>> start Data provided

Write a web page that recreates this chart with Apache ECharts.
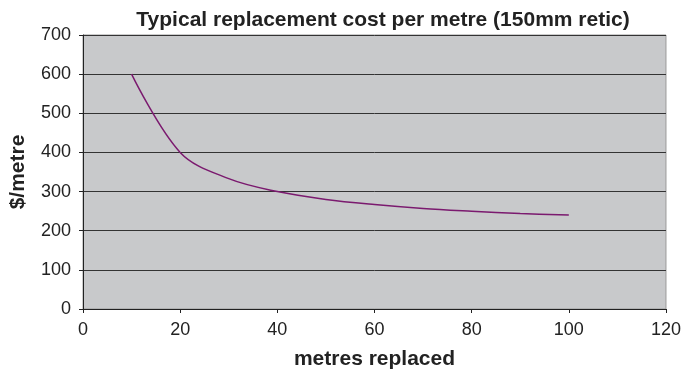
<!DOCTYPE html>
<html><head><meta charset="utf-8">
<script src="https://cdn.jsdelivr.net/npm/echarts@6/dist/echarts.min.js"></script>
<style>html,body{margin:0;padding:0;background:#fff}#c{width:684px;height:375px}</style>
</head><body><div id="c"></div>
<script>
const metres = [10, 20, 30, 40, 50, 60, 70, 80, 90, 100];
const costPerMetre = [600, 400, 333, 300, 280, 267, 257, 250, 244, 240];
const xTicks = [0, 20, 40, 60, 80, 100, 120];
const yTicks = [0, 100, 200, 300, 400, 500, 600, 700];
const titleText = 'Typical replacement cost per metre (150mm retic)';
const xName = 'metres replaced';
const yName = '$/metre';

const font = 'Liberation Sans, Arial, sans-serif';
const chart = echarts.init(document.getElementById('c'), null, {renderer: 'canvas'});
chart.setOption({
  animation: false,
  backgroundColor: '#fff',
  title: {
    text: titleText, left: 378, top: 5, textAlign: 'center',
    textStyle: {fontFamily: font, fontSize: 21, fontWeight: 'bold', color: '#222'}
  },
  grid: {left: 81, right: 18, top: 35, bottom: 65, show: true, backgroundColor: '#c8c9cb', borderColor: '#999', borderWidth: 1},
  xAxis: {
    type: 'value', min: xTicks[0], max: xTicks[xTicks.length - 1], interval: 20,
    name: xName, nameLocation: 'middle', nameGap: 40,
    nameTextStyle: {fontFamily: font, fontSize: 21, fontWeight: 'bold', color: '#222'},
    axisLine: {show: true, lineStyle: {color: '#222', width: 1}},
    axisTick: {show: true, length: 4, lineStyle: {color: '#222'}},
    axisLabel: {fontFamily: font, fontSize: 18, color: '#222', margin: 12},
    splitLine: {show: false}
  },
  yAxis: {
    type: 'value', min: yTicks[0], max: yTicks[yTicks.length - 1], interval: 100,
    name: yName, nameLocation: 'middle', nameGap: 54, nameRotate: 90,
    nameTextStyle: {fontFamily: font, fontSize: 21, fontWeight: 'bold', color: '#222'},
    axisLine: {show: true, lineStyle: {color: '#222', width: 1}},
    axisTick: {show: true, length: 4, lineStyle: {color: '#222'}},
    axisLabel: {fontFamily: font, fontSize: 18, color: '#222', margin: 12},
    splitLine: {show: true, lineStyle: {color: '#333', width: 1}}
  },
  series: [{
    type: 'line',
    data: metres.map((m, i) => [m, costPerMetre[i]]),
    smooth: 0.35,
    showSymbol: false,
    lineStyle: {color: '#7b1a6f', width: 1.5}
  }]
});
</script></body></html>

>> end Data provided

> [The problem]
Copy nothing but the lines from the first one in the listing through the line with "const yName = '$/metre';", and omit the pictures.

> [Task response]
Write a web page that recreates this chart with Apache ECharts.
<!DOCTYPE html>
<html><head><meta charset="utf-8">
<script src="https://cdn.jsdelivr.net/npm/echarts@6/dist/echarts.min.js"></script>
<style>html,body{margin:0;padding:0;background:#fff}#c{width:684px;height:375px}</style>
</head><body><div id="c"></div>
<script>
const metres = [10, 20, 30, 40, 50, 60, 70, 80, 90, 100];
const costPerMetre = [600, 400, 333, 300, 280, 267, 257, 250, 244, 240];
const xTicks = [0, 20, 40, 60, 80, 100, 120];
const yTicks = [0, 100, 200, 300, 400, 500, 600, 700];
const titleText = 'Typical replacement cost per metre (150mm retic)';
const xName = 'metres replaced';
const yName = '$/metre';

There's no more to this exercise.